Por Thais Navarro (thaisnavarro@usp.br)

Neuromancer (Wiliam Gibson, 1984) é um famoso clássico da ficção científica cyberpunk. Primeiro de uma trilogia (que vem seguido por Count Zero e Monalisa Overdrive), Neuromancer não é um livro fácil: repleto de digressões e termos criados ou renovados pelo autor, sua estrutura não linear e linguagem diferenciada podem assustar à primeira vista aqueles leitores que não estão acostumados a esse gênero da ficção científica. Ainda assim, Gibson conseguiu trazer originalidade à literatura de sua época, o que inclusive fez com que o livro recebesse três grandes prêmios da ficção cientifica: Nebula, Hugo e Philip K. Dick.
A história é centrada, basicamente, no protagonista Case, um “cowboy do cyberespaço”: uma espécie de hacker que era contratado e pago para invadir sistemas de segurança e inteligências artificiais das mais diversas. No livro, ele entra e opera no universo da matrix, uma realidade virtual onde ele pode participar fisicamente através da conexão de trodos em sua cabeça. Seu maior erro — que é o que dá início ao enredo do livro — foi trair um de seus contratantes ao roubá-lo. Por causa disso, ele sofreu consequências cerebrais e corporais que praticamente o impediram de ter o pleno acesso à matrix.

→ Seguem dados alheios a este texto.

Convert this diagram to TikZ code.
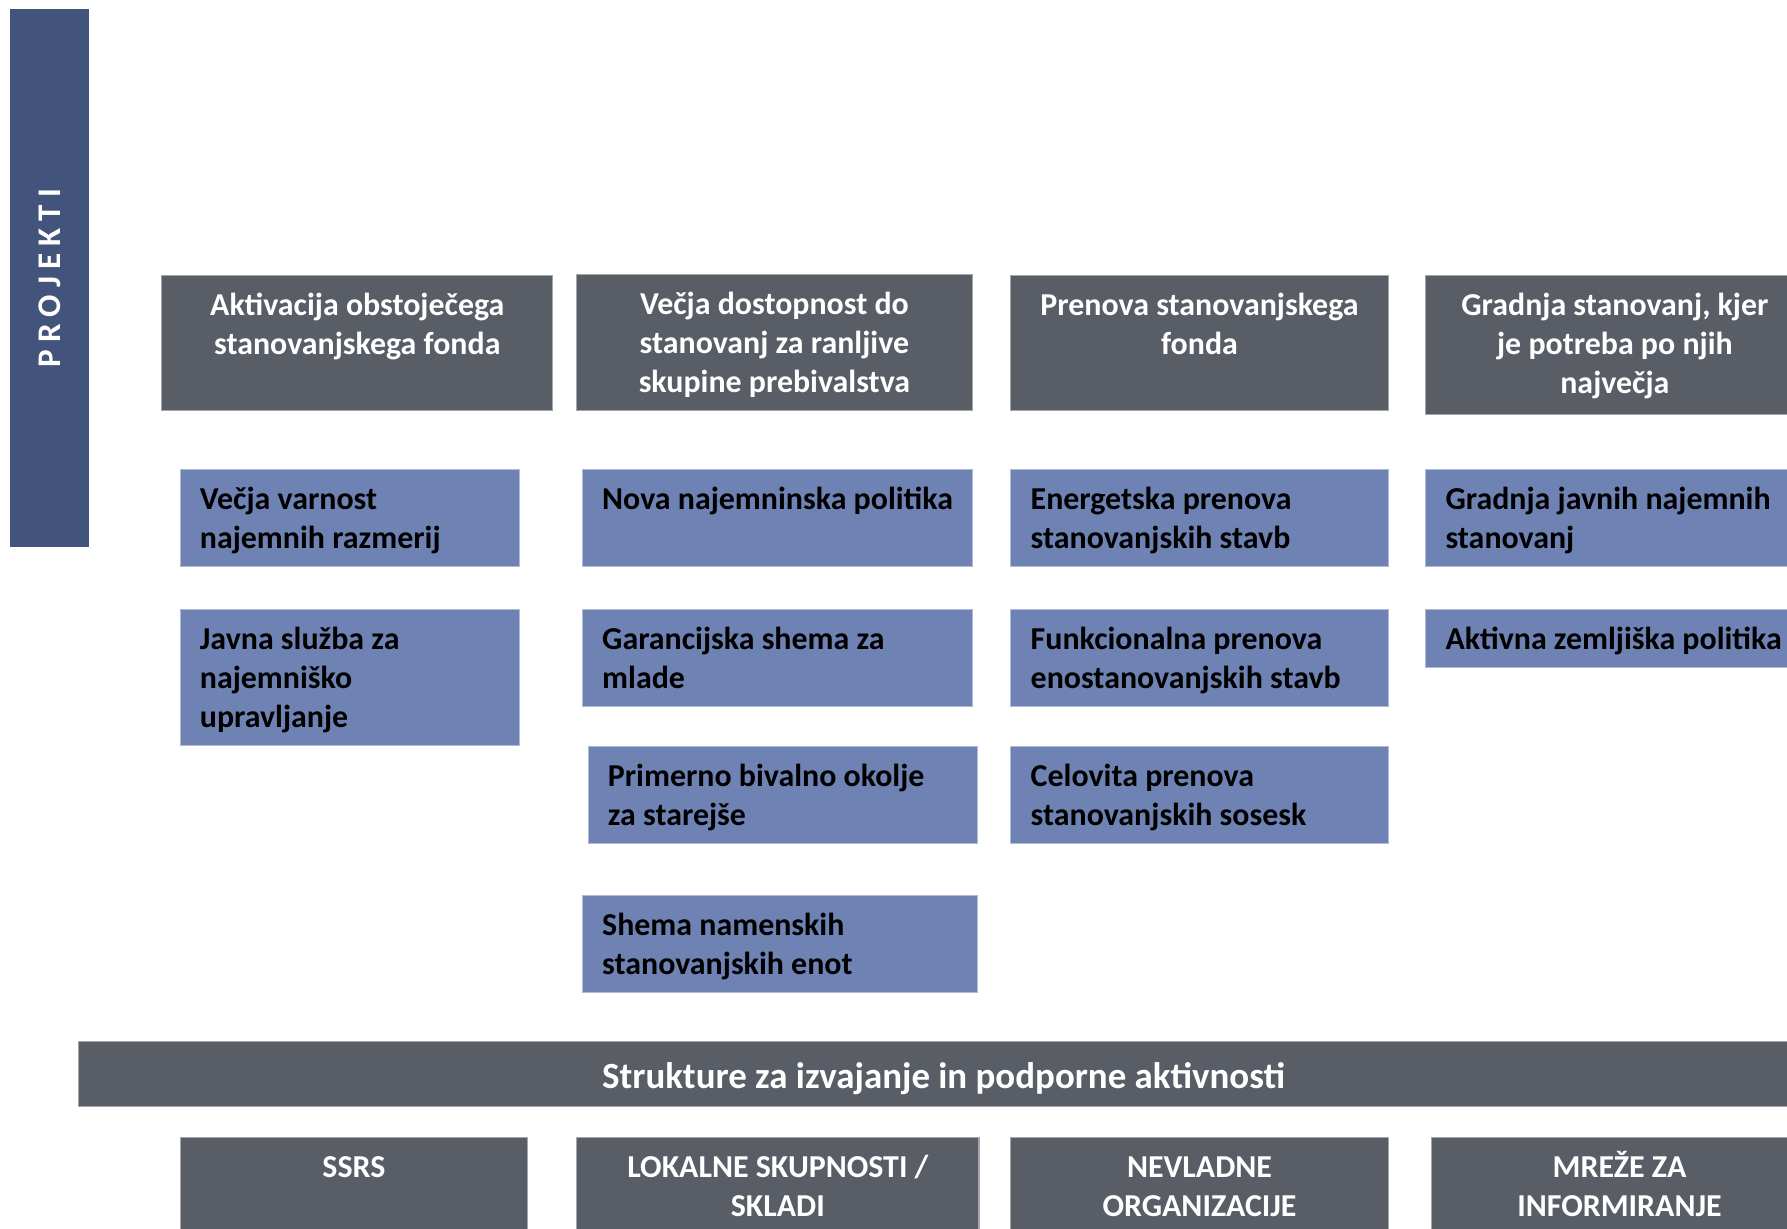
\documentclass[tikz,border=0pt]{standalone}
\usepackage{fontspec}
\setmainfont{Carlito}
\usepackage{tikz}
\definecolor{headgrey}{HTML}{595D66}
\definecolor{boxblue}{HTML}{6E83B4}
\definecolor{barblue}{HTML}{43547C}

\begin{document}
\begin{tikzpicture}[x=0.5pt, y=-0.5pt,
    head_box/.style={fill=headgrey, draw=headgrey!55!white, line width=0.5pt},
    blue_box/.style={fill=boxblue, draw=boxblue!55!white, line width=0.5pt},
    head_text/.style={anchor=base, align=center, inner sep=0pt, text=white, font=\fontsize{14}{17}\selectfont\bfseries},
    blue_text/.style={anchor=base west, align=left, inner sep=0pt, text=black, font=\fontsize{14}{17}\selectfont\bfseries}]
    \useasboundingbox (0,0) rectangle (1568,1078);

    % side bar
    \fill[barblue] (9,8) rectangle (78,480);
    \node[rotate=90, inner sep=0pt, text=white, font=\fontsize{14.5}{17}\selectfont\bfseries\addfontfeature{LetterSpace=22}] (projekti) at (44,244) {PROJEKTI};

    % headers (nodes sit on the baseline of their last line)
    \draw[head_box] (142,242) rectangle (485,360);
    \node[head_text] (aktivacija) at (313.5,311) {Aktivacija obstoječega\\stanovanjskega fonda};
    \draw[head_box] (506,241) rectangle (853,360);
    \node[head_text] (dostopnost) at (679.5,344) {Večja dostopnost do\\stanovanj za ranljive\\skupine prebivalstva};
    \draw[head_box] (887,242) rectangle (1218,360);
    \node[head_text] (prenova) at (1052.5,311) {Prenova stanovanjskega\\fonda};
    \draw[head_box] (1251,242) rectangle (1600,364);
    \node[head_text] (gradnja) at (1417,345) {Gradnja stanovanj, kjer\\je potreba po njih\\največja};

    % projects
    \draw[blue_box] (158,412) rectangle (456,497);
    \node[blue_text] (varnost) at (175,481) {Večja varnost\\najemnih razmerij};
    \draw[blue_box] (158,535) rectangle (456,654);
    \node[blue_text] (javna) at (175,638) {Javna služba za\\najemniško\\upravljanje};
    \draw[blue_box] (511,412) rectangle (853,497);
    \node[blue_text] (najemnina) at (528,447) {Nova najemninska politika};
    \draw[blue_box] (511,535) rectangle (853,620);
    \node[blue_text] (garancija) at (528,604) {Garancijska shema za\\mlade};
    \draw[blue_box] (516,655) rectangle (858,740);
    \node[blue_text] (starejsi) at (533,724) {Primerno bivalno okolje\\za starejše};
    \draw[blue_box] (511,786) rectangle (858,871);
    \node[blue_text] (namenske) at (528,855) {Shema namenskih\\stanovanjskih enot};
    \draw[blue_box] (887,412) rectangle (1218,497);
    \node[blue_text] (energetska) at (904,481) {Energetska prenova\\stanovanjskih stavb};
    \draw[blue_box] (887,535) rectangle (1218,620);
    \node[blue_text] (funkcionalna) at (904,604) {Funkcionalna prenova\\enostanovanjskih stavb};
    \draw[blue_box] (887,655) rectangle (1218,740);
    \node[blue_text] (celovita) at (904,724) {Celovita prenova\\stanovanjskih sosesk};
    \draw[blue_box] (1251,412) rectangle (1600,497);
    \node[blue_text] (najemna) at (1268,481) {Gradnja javnih najemnih\\stanovanj};
    \draw[blue_box] (1251,535) rectangle (1600,586);
    \node[blue_text] (zemljisca) at (1268,570) {Aktivna zemljiška politika};

    % support structures
    \draw[head_box] (69,914) rectangle (1600,971);
    \node[head_text, font=\fontsize{16.2}{19}\selectfont\bfseries] (strukture) at (828,955) {Strukture za izvajanje in podporne aktivnosti};
    \draw[head_box] (158,998) rectangle (463,1100);
    \node[head_text] (ssrs) at (310.5,1033) {SSRS};
    \draw[head_box] (506,998) rectangle (859,1100);
    \node[head_text] (lokalne) at (682.5,1067) {LOKALNE SKUPNOSTI /\\SKLADI};
    \draw[head_box] (887,998) rectangle (1218,1100);
    \node[head_text] (nevladne) at (1052.5,1067) {NEVLADNE\\ORGANIZACIJE};
    \draw[head_box] (1256,998) rectangle (1600,1100);
    \node[head_text] (mreze) at (1421,1067) {MREŽE ZA\\INFORMIRANJE};
\end{tikzpicture}
\end{document}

Após perder as esperanças de recuperar suas habilidades, pois passou por diversos centros médicos que o disseram que não havia possibilidade de recuperação, ele encontra o que pode ser a única saída no fim do túnel ao conhecer Molly. Molly é outra personagem icônica do livro, uma espécie de ninja de olhos espelhados e lâminas nas unhas que também é contratada para realizar serviços na matrix. Ela o leva a Armitage, que o faz passar por um procedimento cirúrgico que recupera boa parte das suas habilidades. No entanto, são deixados no seu corpo pacotes com toxinas que podem estourar se ele não fizer os serviços solicitados,fazendo-o voltar ao seu precário estado inicial. Por isso, em uma espécie de suborno, ele e Molly tem que realizar uma série de serviços para Armitage, além de tentar descobrir a real identidade desse contratante ao longo da trama.
Case e Molly passam por uma série de lugares existentes neste universo da ficção do livro: o famoso Sprawl, megacidade que abrange todo o terreno de Boston a Atlanta; Chiba City, em Tóquio; Straylight; dentre outros. Contudo, as viagens mais recorrentes no livro são aquelas em que, fisicamente, seus corpos sequer saem do lugar, que é quando conectam-se à matrix. Nelas, as personagens voltam a memórias de seus passados (e uma memória recorrente a Case é a de Linda Lee, um de seus romances), acessam lugares completamente diferentes e interagem com esses lugares. Devido principalmente a essas constantes viagens, o livro apresenta uma estrutura digressiva e não linear. Em algumas passagens, o leitor pode confundir-se sobre se o que está acontecendo é real ou virtual e até mesmo se uma personagem está de fato viva. Mas, ao final, os episódios se encaixam.
Outro aspecto único da literatura de Gibson é o uso de neologismos e palavras referentes ao universo da cibernética e da alta tecnologia, como “matrix”, “microsoft” (que não tem relação com a empresa de Bill Gates),”simstin”, “RAM”…dentre diversas outras às quais o leitor têm de se acostumar: mas é interessante ressaltar que na edição da editora Aleph de comemoração de 25 anos do lançamento do livro, há um glossário ao final do livro para consulta de tais termos.
William Gibson escreveu este livro em 1984, muito antes de diversas parafernalhas tecnológicas que hoje conhecemos virem a existir. Este é um aspecto espetacular do livro: o quanto o autor foi capaz de escrever sobre uma realidade que poderia estar muito à frente de sua época. Tecnologias como a inteligência artificial, a criogênese, os hologramas, as técnicas de rejuvenescimento e a própria matrix, que seria uma espécie da atual internet onde, contudo, pode-se concretizar uma conexão de fato corpórea, são apresentadas ao longo da história. Porém, é apresentada também toda a decadência da vida humana, toda a subordinação às tecnologias, a drogas, ao mercado negro, e resumidamente a um lema do cyberpunk: High technology, low life (ou seja, alta tecnologia e baixa qualidade de vida).
Seria Neuromancer, então, uma distopia sobre o que o mundo pode vir a tornar-se caso aceite cegamente todo tipo de tecnologia, onde as emoções praticamente não tem participação ou importância ? Neuromancer é um livro que vai, de fato, bagunçar sua mente enquanto o lê. É um livro nem um pouco tradicional, e seu estilo pode ser complicado no início aos não iniciados no universo da ficção científica. Mas é isso que o faz único e faz jus ao seu reconhecimento na ficção científica cyberpunk.